= Verlag Freies Geistesleben & Urachhaus =

The Verlag Freies Geistesleben & Urachhaus GmbH is a publishing company based in Stuttgart, publishing under the imprints of Verlag Freies Geistesleben and Verlag Urachhaus. The company has its roots in the Anthroposophical movement, and is publishing a wide range of titles, including many classic titles.

The Verlag Freies Geistesleben (meaning free intellectual/spiritual life) was founded in 1947 on the initiative of the Free Waldorf School of Stuttgart and the Anthroposophical Society of Stuttgart, and has an emphasis on literature on or aimed at education, particularly waldorf education, as well as anthroposophy in general, social sciences, culture and history, art and architecture, music, natural sciences, and children's literature.

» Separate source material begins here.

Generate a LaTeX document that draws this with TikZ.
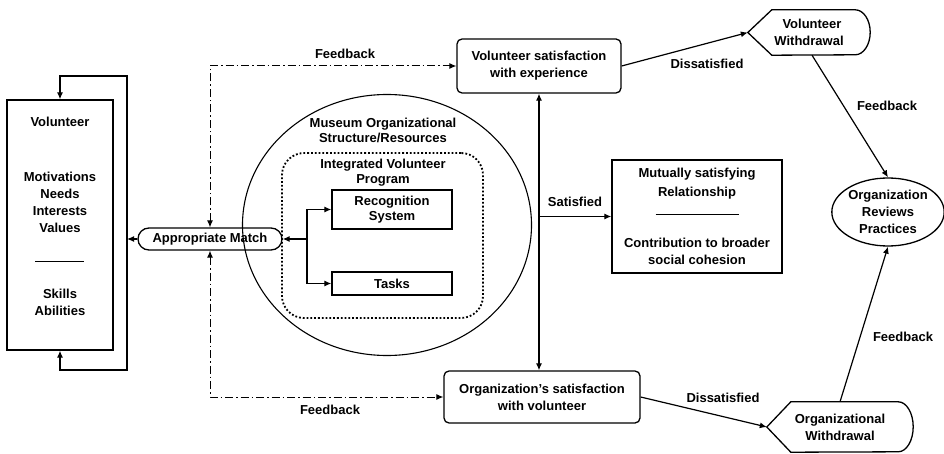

The Verlag Urachhaus was founded in 1925 by Gertrud Spörri, Emil Bock and Ernst Scheiffele under the name Verlag der Christengemeinschaft, and originally published mostly Christian literature, being affiliated with The Christian Community, although it since broadened its publishing profile. Due to Nazi persecution, the company changed its name to Verlag Urachhaus, after the street where its offices in Stuttgart were located, in 1936. However, the Gestapo stormed the office of the company on June 9, 1941, and seized all its holdings, the company was subsequently liquidated in 1942. Following the war, it was reestablished in 1946. After the Christian Community inherited the personal archive of Christian Morgenstern, the Verlag Urachhaus published a complete edition of the work of Morgenstern in nine volumes, known as the "Stuttgart edition".

The two companies merged under the name Verlag Freies Geistesleben & Urachhaus in the mid 1990s, but continue to operate as separate imprints.